Pictures stay out of your copy, but everything else in the records below must be repeated exactly.

--------------------------------------------------

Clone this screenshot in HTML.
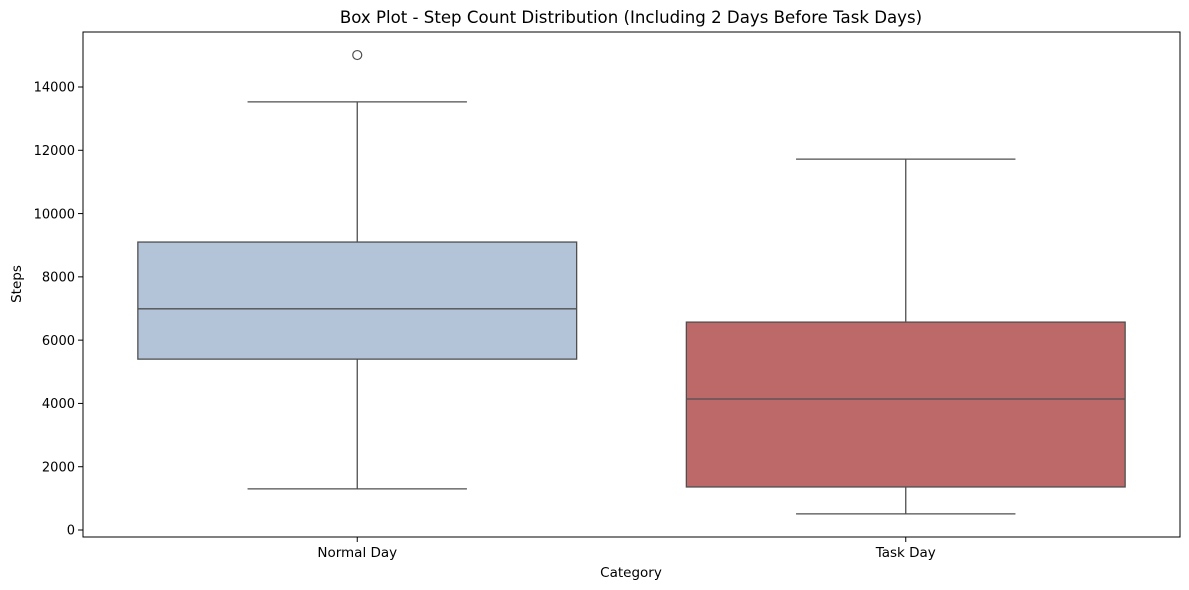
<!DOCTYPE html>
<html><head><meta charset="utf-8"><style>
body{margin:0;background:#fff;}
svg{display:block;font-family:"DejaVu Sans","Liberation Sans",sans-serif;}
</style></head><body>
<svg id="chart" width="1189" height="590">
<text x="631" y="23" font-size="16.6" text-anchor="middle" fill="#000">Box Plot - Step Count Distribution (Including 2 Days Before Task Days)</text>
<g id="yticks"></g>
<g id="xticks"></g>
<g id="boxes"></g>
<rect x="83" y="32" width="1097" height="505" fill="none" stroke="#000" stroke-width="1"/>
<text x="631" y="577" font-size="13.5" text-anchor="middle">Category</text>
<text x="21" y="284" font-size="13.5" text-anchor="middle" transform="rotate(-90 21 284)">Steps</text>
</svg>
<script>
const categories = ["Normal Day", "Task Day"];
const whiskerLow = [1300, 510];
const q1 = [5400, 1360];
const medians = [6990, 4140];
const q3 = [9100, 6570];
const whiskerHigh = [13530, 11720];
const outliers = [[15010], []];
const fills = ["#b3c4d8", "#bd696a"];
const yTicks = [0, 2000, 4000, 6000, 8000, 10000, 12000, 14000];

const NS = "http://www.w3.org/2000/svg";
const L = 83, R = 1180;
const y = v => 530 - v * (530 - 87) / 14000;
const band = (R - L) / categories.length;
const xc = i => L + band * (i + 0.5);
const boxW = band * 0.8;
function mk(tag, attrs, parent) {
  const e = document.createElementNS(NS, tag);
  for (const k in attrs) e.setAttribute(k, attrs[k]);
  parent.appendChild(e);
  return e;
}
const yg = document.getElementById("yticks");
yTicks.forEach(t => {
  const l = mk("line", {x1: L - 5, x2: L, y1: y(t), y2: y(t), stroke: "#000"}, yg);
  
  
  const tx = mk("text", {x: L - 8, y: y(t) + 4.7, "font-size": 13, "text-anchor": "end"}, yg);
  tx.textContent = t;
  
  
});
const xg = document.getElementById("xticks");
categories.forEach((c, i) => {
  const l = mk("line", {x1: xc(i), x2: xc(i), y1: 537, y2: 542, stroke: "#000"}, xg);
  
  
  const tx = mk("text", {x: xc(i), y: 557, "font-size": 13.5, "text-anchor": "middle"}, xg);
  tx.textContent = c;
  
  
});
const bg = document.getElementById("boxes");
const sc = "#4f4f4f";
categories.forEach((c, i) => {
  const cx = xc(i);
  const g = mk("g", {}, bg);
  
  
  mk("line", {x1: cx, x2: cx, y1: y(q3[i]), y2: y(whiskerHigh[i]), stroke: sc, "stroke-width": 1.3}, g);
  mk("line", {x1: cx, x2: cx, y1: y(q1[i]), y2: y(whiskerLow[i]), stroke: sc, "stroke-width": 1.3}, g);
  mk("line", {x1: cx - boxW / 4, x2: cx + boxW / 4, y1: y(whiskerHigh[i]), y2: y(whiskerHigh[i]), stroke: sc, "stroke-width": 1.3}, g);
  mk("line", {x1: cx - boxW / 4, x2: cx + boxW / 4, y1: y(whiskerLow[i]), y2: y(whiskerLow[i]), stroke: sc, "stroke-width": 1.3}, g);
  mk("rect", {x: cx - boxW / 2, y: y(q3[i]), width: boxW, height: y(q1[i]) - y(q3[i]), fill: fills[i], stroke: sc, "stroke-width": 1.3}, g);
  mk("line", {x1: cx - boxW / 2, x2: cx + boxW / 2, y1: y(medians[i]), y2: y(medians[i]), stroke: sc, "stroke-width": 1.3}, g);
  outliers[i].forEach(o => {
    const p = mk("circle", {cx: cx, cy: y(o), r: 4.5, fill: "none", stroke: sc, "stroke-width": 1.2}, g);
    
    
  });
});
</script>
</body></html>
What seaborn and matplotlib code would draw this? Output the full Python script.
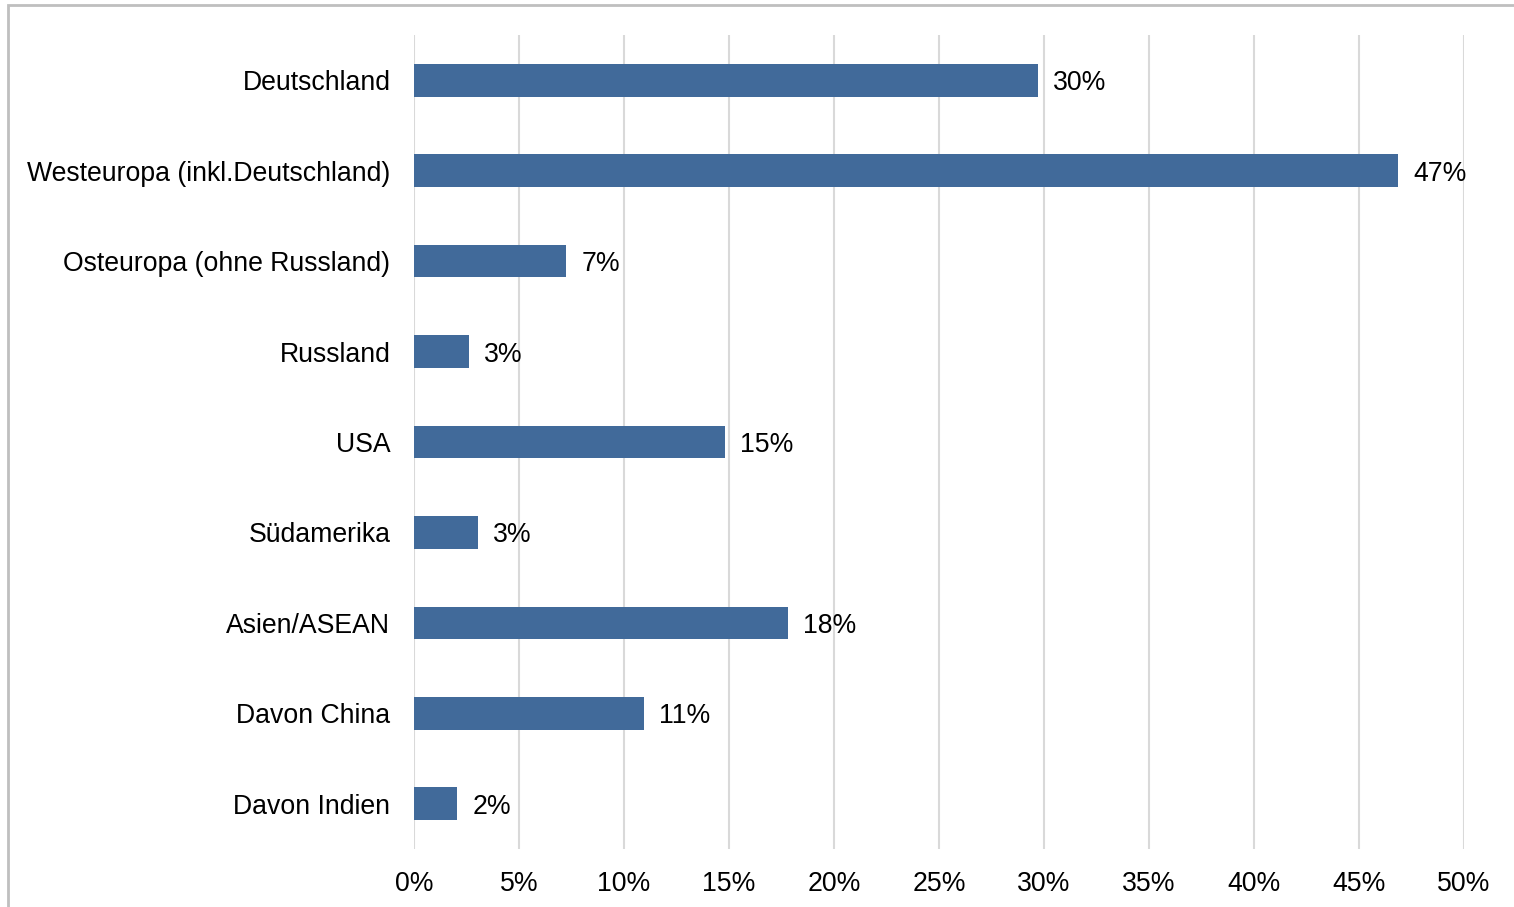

--------------------------------------------------

▶ **Solution to this problem**:
Clone this screenshot in HTML.
<!DOCTYPE html>
<html><head><meta charset="utf-8"><style>
body{margin:0;background:#fff;}
svg{display:block;font-family:"DejaVu Sans","Liberation Sans",sans-serif;}
</style></head><body>
<svg id="chart" width="1189" height="590">
<text x="631" y="23" font-size="16.6" text-anchor="middle" fill="#000">Box Plot - Step Count Distribution (Including 2 Days Before Task Days)</text>
<g id="yticks"></g>
<g id="xticks"></g>
<g id="boxes"></g>
<rect x="83" y="32" width="1097" height="505" fill="none" stroke="#000" stroke-width="1"/>
<text x="631" y="577" font-size="13.5" text-anchor="middle">Category</text>
<text x="21" y="284" font-size="13.5" text-anchor="middle" transform="rotate(-90 21 284)">Steps</text>
</svg>
<script>
const categories = ["Normal Day", "Task Day"];
const whiskerLow = [1300, 510];
const q1 = [5400, 1360];
const medians = [6990, 4140];
const q3 = [9100, 6570];
const whiskerHigh = [13530, 11720];
const outliers = [[15010], []];
const fills = ["#b3c4d8", "#bd696a"];
const yTicks = [0, 2000, 4000, 6000, 8000, 10000, 12000, 14000];

const NS = "http://www.w3.org/2000/svg";
const L = 83, R = 1180;
const y = v => 530 - v * (530 - 87) / 14000;
const band = (R - L) / categories.length;
const xc = i => L + band * (i + 0.5);
const boxW = band * 0.8;
function mk(tag, attrs, parent) {
  const e = document.createElementNS(NS, tag);
  for (const k in attrs) e.setAttribute(k, attrs[k]);
  parent.appendChild(e);
  return e;
}
const yg = document.getElementById("yticks");
yTicks.forEach(t => {
  const l = mk("line", {x1: L - 5, x2: L, y1: y(t), y2: y(t), stroke: "#000"}, yg);
  
  
  const tx = mk("text", {x: L - 8, y: y(t) + 4.7, "font-size": 13, "text-anchor": "end"}, yg);
  tx.textContent = t;
  
  
});
const xg = document.getElementById("xticks");
categories.forEach((c, i) => {
  const l = mk("line", {x1: xc(i), x2: xc(i), y1: 537, y2: 542, stroke: "#000"}, xg);
  
  
  const tx = mk("text", {x: xc(i), y: 557, "font-size": 13.5, "text-anchor": "middle"}, xg);
  tx.textContent = c;
  
  
});
const bg = document.getElementById("boxes");
const sc = "#4f4f4f";
categories.forEach((c, i) => {
  const cx = xc(i);
  const g = mk("g", {}, bg);
  
  
  mk("line", {x1: cx, x2: cx, y1: y(q3[i]), y2: y(whiskerHigh[i]), stroke: sc, "stroke-width": 1.3}, g);
  mk("line", {x1: cx, x2: cx, y1: y(q1[i]), y2: y(whiskerLow[i]), stroke: sc, "stroke-width": 1.3}, g);
  mk("line", {x1: cx - boxW / 4, x2: cx + boxW / 4, y1: y(whiskerHigh[i]), y2: y(whiskerHigh[i]), stroke: sc, "stroke-width": 1.3}, g);
  mk("line", {x1: cx - boxW / 4, x2: cx + boxW / 4, y1: y(whiskerLow[i]), y2: y(whiskerLow[i]), stroke: sc, "stroke-width": 1.3}, g);
  mk("rect", {x: cx - boxW / 2, y: y(q3[i]), width: boxW, height: y(q1[i]) - y(q3[i]), fill: fills[i], stroke: sc, "stroke-width": 1.3}, g);
  mk("line", {x1: cx - boxW / 2, x2: cx + boxW / 2, y1: y(medians[i]), y2: y(medians[i]), stroke: sc, "stroke-width": 1.3}, g);
  outliers[i].forEach(o => {
    const p = mk("circle", {cx: cx, cy: y(o), r: 4.5, fill: "none", stroke: sc, "stroke-width": 1.2}, g);
    
    
  });
});
</script>
</body></html>
What seaborn and matplotlib code would draw this? Output the full Python script.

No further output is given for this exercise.